▶ SOURCE EXCERPT:
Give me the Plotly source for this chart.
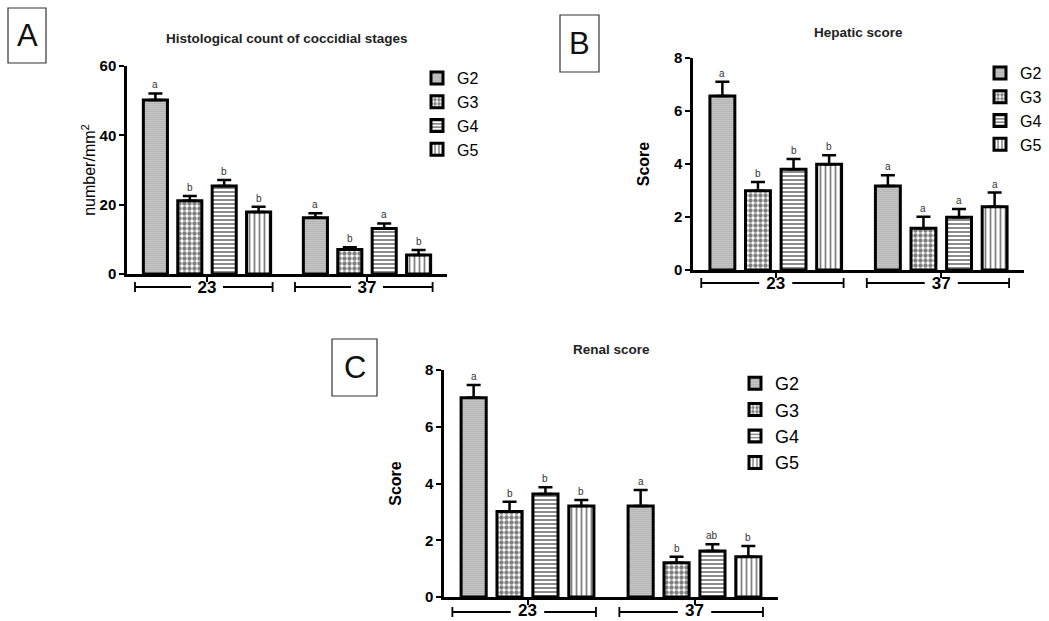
import plotly.graph_objects as go

W, H = 1049, 621

groups = ["23", "37"]
series = ["G2", "G3", "G4", "G5"]

# Panel A: histological count (number/mm2), per series [23, 37]
a_means = [[50.2, 16.2], [21.1, 7.1], [25.4, 13.1], [17.9, 5.5]]
a_tops = [[52.1, 17.5], [22.5, 7.7], [27.1, 14.6], [19.4, 6.9]]
a_letters = [["a", "a"], ["b", "b"], ["b", "a"], ["b", "b"]]

# Panel B: hepatic score
b_means = [[6.57, 3.17], [2.99, 1.58], [3.80, 1.99], [3.99, 2.39]]
b_tops = [[7.10, 3.58], [3.32, 2.01], [4.19, 2.30], [4.33, 2.92]]
b_letters = [["a", "a"], ["b", "a"], ["b", "a"], ["b", "a"]]

# Panel C: renal score
c_means = [[7.02, 3.21], [3.01, 1.21], [3.63, 1.62], [3.21, 1.42]]
c_tops = [[7.47, 3.77], [3.36, 1.42], [3.87, 1.86], [3.42, 1.80]]
c_letters = [["a", "a"], ["b", "b"], ["b", "ab"], ["b", "b"]]

patterns = [
    dict(shape=".", size=2, solidity=0.6),
    dict(shape=".", size=5, solidity=0.6),
    dict(shape="-", size=4, solidity=0.45),
    dict(shape="|", size=5, solidity=0.35),
]

FONT = "Liberation Sans, Arial, sans-serif"

panels = [
    dict(key="", means=a_means, tops=a_tops, letters=a_letters, px=(127, 447), py=(66, 274),
         yr=[0, 60], dt=20, ytitle="number/mm<sup>2</sup>", ytitle_bold=False, standoff=0,
         title="Histological count of coccidial stages", title_y=38,
         legend_xy=(417, 61), legend_font=16, bracket_y=287, box=(8, 46, 8, 63), label="A"),
    dict(key="2", means=b_means, tops=b_tops, letters=b_letters, px=(693, 1024), py=(58, 270),
         yr=[0, 8], dt=2, ytitle="Score", ytitle_bold=True, standoff=21,
         title="Hepatic score", title_y=32,
         legend_xy=(980, 56), legend_font=16, bracket_y=283, box=(560, 599, 15, 72), label="B"),
    dict(key="3", means=c_means, tops=c_tops, letters=c_letters, px=(444, 778), py=(370, 597),
         yr=[0, 8], dt=2, ytitle="Score", ytitle_bold=True, standoff=20,
         title="Renal score", title_y=350,
         legend_xy=(735, 365), legend_font=18, bracket_y=612, box=(332, 377, 339, 396), label="C"),
]

BARGAP = 0.14
GROUPGAP = 0.3
slot = (1 - BARGAP) / len(series)

fig = go.Figure()
layout = dict(
    width=W, height=H, margin=dict(l=0, r=0, t=0, b=0, autoexpand=False),
    paper_bgcolor="white", plot_bgcolor="white",
    barmode="group", bargap=BARGAP, bargroupgap=GROUPGAP,
    font=dict(family=FONT, color="black"),
)
annotations = []
shapes = []

for p in panels:
    k = p["key"]
    xa, ya = "x" + k, "y" + k
    legname = "legend" + k
    for i, s in enumerate(series):
        means = p["means"][i]
        tops = p["tops"][i]
        fig.add_trace(go.Bar(
            x=groups, y=means, name=s, xaxis=xa, yaxis=ya, legend=legname,
            marker=dict(color="white", line=dict(color="black", width=3),
                        pattern=dict(fgcolor="black", bgcolor="white", **patterns[i])),
            error_y=dict(type="data", symmetric=False,
                         array=[t - m for t, m in zip(tops, means)],
                         arrayminus=[0] * len(means),
                         color="black", thickness=2.5, width=7),
        ))
        for gi, g in enumerate(groups):
            annotations.append(dict(
                x=gi + (i - 1.5) * slot, y=tops[gi], xref=xa, yref=ya,
                xanchor="center", yanchor="bottom", yshift=1,
                text=p["letters"][i][gi], showarrow=False,
                font=dict(size=10, color="#333", family=FONT)))
    x0, x1 = p["px"]
    ytop, ybot = p["py"]
    layout["xaxis" + k] = dict(
        domain=[x0 / W, x1 / W], anchor=ya, type="category", range=[-0.5, 1.5],
        showline=True, linecolor="black", linewidth=2.5, ticks="outside", ticklen=5,
        tickwidth=2, tickcolor="black", showgrid=False, zeroline=False, automargin=False,
        tickfont=dict(size=17, family=FONT, weight="bold"), ticklabelstandoff=-9)
    layout["yaxis" + k] = dict(
        domain=[1 - ybot / H, 1 - ytop / H], anchor=xa, range=p["yr"], dtick=p["dt"],
        showline=True, linecolor="black", linewidth=2.5, ticks="outside", ticklen=5,
        tickwidth=2, tickcolor="black", showgrid=False, zeroline=False, automargin=False,
        tickfont=dict(size=15, family=FONT, weight="bold"),
        title=dict(text=p["ytitle"], standoff=p["standoff"],
                   font=dict(size=16, family=FONT,
                             weight="bold" if p["ytitle_bold"] else "normal")))
    lx, ly = p["legend_xy"]
    layout[legname] = dict(
        x=lx / W, y=1 - ly / H, xanchor="left", yanchor="top", bgcolor="rgba(0,0,0,0)",
        font=dict(size=p["legend_font"], family=FONT), tracegroupgap=0, itemwidth=30)
    # titles
    annotations.append(dict(
        x=(x0 + x1) / 2 / W, y=1 - p["title_y"] / H, xref="paper", yref="paper",
        xanchor="center", yanchor="middle",
        text=p["title"], showarrow=False, font=dict(size=13.5, family=FONT, weight="bold", color="#222")))
    # panel letter box
    bx0, bx1, by0, by1 = p["box"]
    shapes.append(dict(type="rect", xref="paper", yref="paper",
                       x0=bx0 / W, x1=bx1 / W, y0=1 - by1 / H, y1=1 - by0 / H,
                       line=dict(color="#333", width=1.2), fillcolor="white"))
    annotations.append(dict(
        x=(bx0 + bx1) / 2 / W, y=1 - (by0 + by1) / 2 / H, xref="paper", yref="paper",
        xanchor="center", yanchor="middle",
        text=p["label"], showarrow=False, font=dict(size=31, family=FONT, color="#111")))
    # group brackets below the x axis
    by = 1 - p["bracket_y"] / H
    tick = 5 / H
    for gi, g in enumerate(groups):
        left, right = gi - 0.45, gi + 0.41
        for a, b in ((left, gi - 0.1), (gi + 0.1, right)):
            shapes.append(dict(type="line", xref=xa, yref="paper", x0=a, x1=b, y0=by, y1=by,
                               line=dict(color="black", width=1.8)))
        for e in (left, right):
            shapes.append(dict(type="line", xref=xa, yref="paper", x0=e, x1=e,
                               y0=by - tick, y1=by + tick, line=dict(color="black", width=1.8)))

layout["annotations"] = annotations
layout["shapes"] = shapes
fig.update_layout(**layout)
fig.write_html("out.html", config={"displayModeBar": False},
               post_script="document.body.style.margin='0';")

▶ REQUIRED WORK:
Each line of the material must be retyped exactly, except that images are omitted.

▶ EXERCISE SOLUTION:
Give me the Plotly source for this chart.
import plotly.graph_objects as go

W, H = 1049, 621

groups = ["23", "37"]
series = ["G2", "G3", "G4", "G5"]

# Panel A: histological count (number/mm2), per series [23, 37]
a_means = [[50.2, 16.2], [21.1, 7.1], [25.4, 13.1], [17.9, 5.5]]
a_tops = [[52.1, 17.5], [22.5, 7.7], [27.1, 14.6], [19.4, 6.9]]
a_letters = [["a", "a"], ["b", "b"], ["b", "a"], ["b", "b"]]

# Panel B: hepatic score
b_means = [[6.57, 3.17], [2.99, 1.58], [3.80, 1.99], [3.99, 2.39]]
b_tops = [[7.10, 3.58], [3.32, 2.01], [4.19, 2.30], [4.33, 2.92]]
b_letters = [["a", "a"], ["b", "a"], ["b", "a"], ["b", "a"]]

# Panel C: renal score
c_means = [[7.02, 3.21], [3.01, 1.21], [3.63, 1.62], [3.21, 1.42]]
c_tops = [[7.47, 3.77], [3.36, 1.42], [3.87, 1.86], [3.42, 1.80]]
c_letters = [["a", "a"], ["b", "b"], ["b", "ab"], ["b", "b"]]

patterns = [
    dict(shape=".", size=2, solidity=0.6),
    dict(shape=".", size=5, solidity=0.6),
    dict(shape="-", size=4, solidity=0.45),
    dict(shape="|", size=5, solidity=0.35),
]

FONT = "Liberation Sans, Arial, sans-serif"

panels = [
    dict(key="", means=a_means, tops=a_tops, letters=a_letters, px=(127, 447), py=(66, 274),
         yr=[0, 60], dt=20, ytitle="number/mm<sup>2</sup>", ytitle_bold=False, standoff=0,
         title="Histological count of coccidial stages", title_y=38,
         legend_xy=(417, 61), legend_font=16, bracket_y=287, box=(8, 46, 8, 63), label="A"),
    dict(key="2", means=b_means, tops=b_tops, letters=b_letters, px=(693, 1024), py=(58, 270),
         yr=[0, 8], dt=2, ytitle="Score", ytitle_bold=True, standoff=21,
         title="Hepatic score", title_y=32,
         legend_xy=(980, 56), legend_font=16, bracket_y=283, box=(560, 599, 15, 72), label="B"),
    dict(key="3", means=c_means, tops=c_tops, letters=c_letters, px=(444, 778), py=(370, 597),
         yr=[0, 8], dt=2, ytitle="Score", ytitle_bold=True, standoff=20,
         title="Renal score", title_y=350,
         legend_xy=(735, 365), legend_font=18, bracket_y=612, box=(332, 377, 339, 396), label="C"),
]

BARGAP = 0.14
GROUPGAP = 0.3
slot = (1 - BARGAP) / len(series)

fig = go.Figure()
layout = dict(
    width=W, height=H, margin=dict(l=0, r=0, t=0, b=0, autoexpand=False),
    paper_bgcolor="white", plot_bgcolor="white",
    barmode="group", bargap=BARGAP, bargroupgap=GROUPGAP,
    font=dict(family=FONT, color="black"),
)
annotations = []
shapes = []

for p in panels:
    k = p["key"]
    xa, ya = "x" + k, "y" + k
    legname = "legend" + k
    for i, s in enumerate(series):
        means = p["means"][i]
        tops = p["tops"][i]
        fig.add_trace(go.Bar(
            x=groups, y=means, name=s, xaxis=xa, yaxis=ya, legend=legname,
            marker=dict(color="white", line=dict(color="black", width=3),
                        pattern=dict(fgcolor="black", bgcolor="white", **patterns[i])),
            error_y=dict(type="data", symmetric=False,
                         array=[t - m for t, m in zip(tops, means)],
                         arrayminus=[0] * len(means),
                         color="black", thickness=2.5, width=7),
        ))
        for gi, g in enumerate(groups):
            annotations.append(dict(
                x=gi + (i - 1.5) * slot, y=tops[gi], xref=xa, yref=ya,
                xanchor="center", yanchor="bottom", yshift=1,
                text=p["letters"][i][gi], showarrow=False,
                font=dict(size=10, color="#333", family=FONT)))
    x0, x1 = p["px"]
    ytop, ybot = p["py"]
    layout["xaxis" + k] = dict(
        domain=[x0 / W, x1 / W], anchor=ya, type="category", range=[-0.5, 1.5],
        showline=True, linecolor="black", linewidth=2.5, ticks="outside", ticklen=5,
        tickwidth=2, tickcolor="black", showgrid=False, zeroline=False, automargin=False,
        tickfont=dict(size=17, family=FONT, weight="bold"), ticklabelstandoff=-9)
    layout["yaxis" + k] = dict(
        domain=[1 - ybot / H, 1 - ytop / H], anchor=xa, range=p["yr"], dtick=p["dt"],
        showline=True, linecolor="black", linewidth=2.5, ticks="outside", ticklen=5,
        tickwidth=2, tickcolor="black", showgrid=False, zeroline=False, automargin=False,
        tickfont=dict(size=15, family=FONT, weight="bold"),
        title=dict(text=p["ytitle"], standoff=p["standoff"],
                   font=dict(size=16, family=FONT,
                             weight="bold" if p["ytitle_bold"] else "normal")))
    lx, ly = p["legend_xy"]
    layout[legname] = dict(
        x=lx / W, y=1 - ly / H, xanchor="left", yanchor="top", bgcolor="rgba(0,0,0,0)",
        font=dict(size=p["legend_font"], family=FONT), tracegroupgap=0, itemwidth=30)
    # titles
    annotations.append(dict(
        x=(x0 + x1) / 2 / W, y=1 - p["title_y"] / H, xref="paper", yref="paper",
        xanchor="center", yanchor="middle",
        text=p["title"], showarrow=False, font=dict(size=13.5, family=FONT, weight="bold", color="#222")))
    # panel letter box
    bx0, bx1, by0, by1 = p["box"]
    shapes.append(dict(type="rect", xref="paper", yref="paper",
                       x0=bx0 / W, x1=bx1 / W, y0=1 - by1 / H, y1=1 - by0 / H,
                       line=dict(color="#333", width=1.2), fillcolor="white"))
    annotations.append(dict(
        x=(bx0 + bx1) / 2 / W, y=1 - (by0 + by1) / 2 / H, xref="paper", yref="paper",
        xanchor="center", yanchor="middle",
        text=p["label"], showarrow=False, font=dict(size=31, family=FONT, color="#111")))
    # group brackets below the x axis
    by = 1 - p["bracket_y"] / H
    tick = 5 / H
    for gi, g in enumerate(groups):
        left, right = gi - 0.45, gi + 0.41
        for a, b in ((left, gi - 0.1), (gi + 0.1, right)):
            shapes.append(dict(type="line", xref=xa, yref="paper", x0=a, x1=b, y0=by, y1=by,
                               line=dict(color="black", width=1.8)))
        for e in (left, right):
            shapes.append(dict(type="line", xref=xa, yref="paper", x0=e, x1=e,
                               y0=by - tick, y1=by + tick, line=dict(color="black", width=1.8)))

layout["annotations"] = annotations
layout["shapes"] = shapes
fig.update_layout(**layout)
fig.write_html("out.html", config={"displayModeBar": False},
               post_script="document.body.style.margin='0';")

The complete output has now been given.